Alfred Brendel has said the songs are a continuation of Schumann’s character-pieces for piano.  But they are more besides.  In addition to their second layer of tone-colour, the lyrical element has been set free and its emotional content made precise.  As the composer put it, “a deeper insight into my inner musical workings.”

Fischer-Dieskau (baritone) with Brendel.  Philips 416 352-2, with Schumann Liederkreis (price code 3)

Wunderlich (tenor) with Giesen.  DG Dokumente 429 933-2 with Schubert and Beethoven recital (Medium price)

If you could combine Wunderlich’s vocal resources with Fischer-Dieskau’s insight, what a disc you’d have. “Melt in the mouth” someone said of one of this century’s finest tenors, who made his recording in 1966 before an early death.  The singing is richer than Fischer-Dieskau’s, smoother too; although Ich grolle nicht is eager in a way that Fischer-Dieskau can only hint at.  There’s the yearning of Wunderlich’s Ich will meine Seele tauchen compared to the crusty inertia of a baritone voice past its prime, but the merits are not all on one side.  Fischer-Dieskau has a perception of dramatic narrative that leaves Wunderlich behind, as when Wenn ich in deine Augen sei’ subsides to a whisper; and Brendel is his creative partner rather than accompanist in music whose valedictory power and anger are only with Fischer-Dieskau brought out.  If you want the marvellous Liederkreis, first choice is clear.  Otherwise these songs might have been written for a voice of Wunderlich’s youth and freshness.

Symphonies

Schumann had tinkered with sketches for a major orchestral work, but like Brahms lacked the courage to pursue them further.  The discovery of Schubert’s Ninth gave him the encouragement to try again, and in 1841 the Spring Symphony was published.  It was inspired by Alfred Böttger’s poem, and the movements were originally entitled ‘Spring’s awakening’, ‘Evening’, ‘Merry Playmates’ and ‘Full Spring’.
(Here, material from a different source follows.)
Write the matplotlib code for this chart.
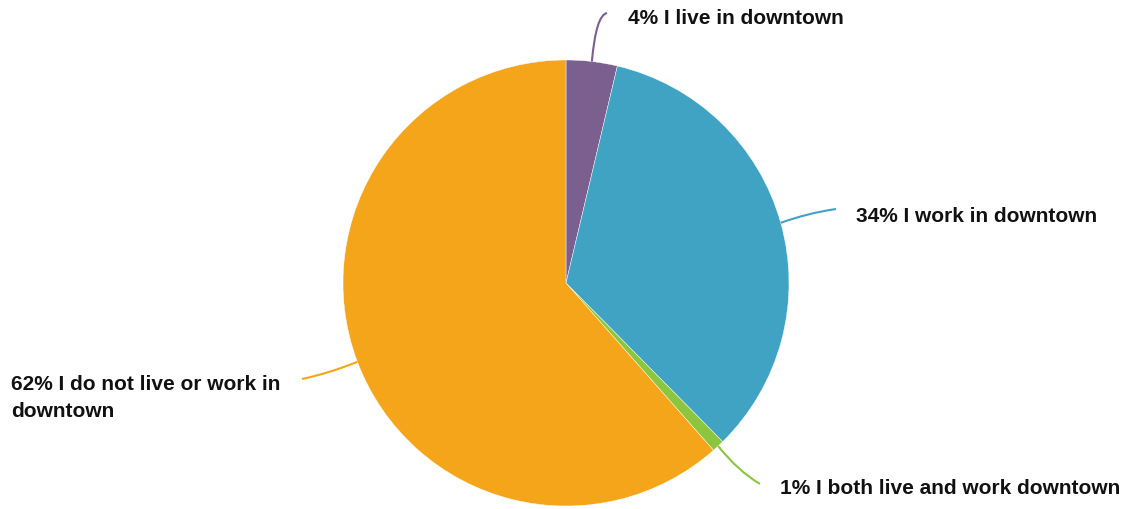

The rest were written during Schumann’s collapsing career: the Second (Opus 61) in 1845, the Rhenish (Opus 97, so-called because its stateliness recalls a ceremony at Cologne Cathedral) in 1851.  The Third’s opening anticipates Brahms’s Third Symphony (scarcely fortuitous) and its last movement was described by Sir Donald Tovey as “one of the finest pieces of ecclesiastical polyphony since Bach”.  The Fourth Symphony (Opus 120, with an expansive climax to prefigure Wagner) was written between 1841 and 1852.

If these are symphonies which need to be driven – made to come alive, rather than expected to leap off the page – that is no more than can be said of their great Schubertian inspiration.  The Fourth won Tovey’s admiration in that it is through-composed as one seamless development of revolutionary originality.

What they lack is Schubert’s clarity of instrumentation and thinking.  External compromise seems to be the reason, since if Schumann’s efforts to reorchestrate his first throughts invariably make them more opaque than before, they do make inner parts louder and easier to play when attempted by inept orchestras and conductors.  He had experience of both.  Mahler reorchestrated the cycle, domesticating it and failing to restore a declining reputation.  Yet there is a great deal here to do away with the myth of Schumann’s final years being those of unmitigated decline.

Staatskapelle Dresden; Sawallisch EMI CMS 7 64815 2 (two discs: price code 3)

Berlin Philharmonic Orchestra; Karajan DG 429 672-2 (two discs: medium price)

Honours are divided between these two, for Sawallisch’s pace and Karajan’s characterisation of episodes each brings rewards.  Unfortunate that the BPO’s interpretation of the first and most famous symphony is so eclipsed by Sawallisch’s euphoric vitality, for Karajan gives No 2 a reading of real stature, a breadth and grip that makes you wonder at the work’s neglect and creates a slow movement worthy of Bruckner.  In the Fourth Sawallisch moves like a fast wave, whilst Karajan gathers paced resources towards an inexorable climax.  In the end Sawallisch’s sweeping imagination is irresistible – and if the recording sounds like something held in a cavernous bathroom, it comes up cleanly enough.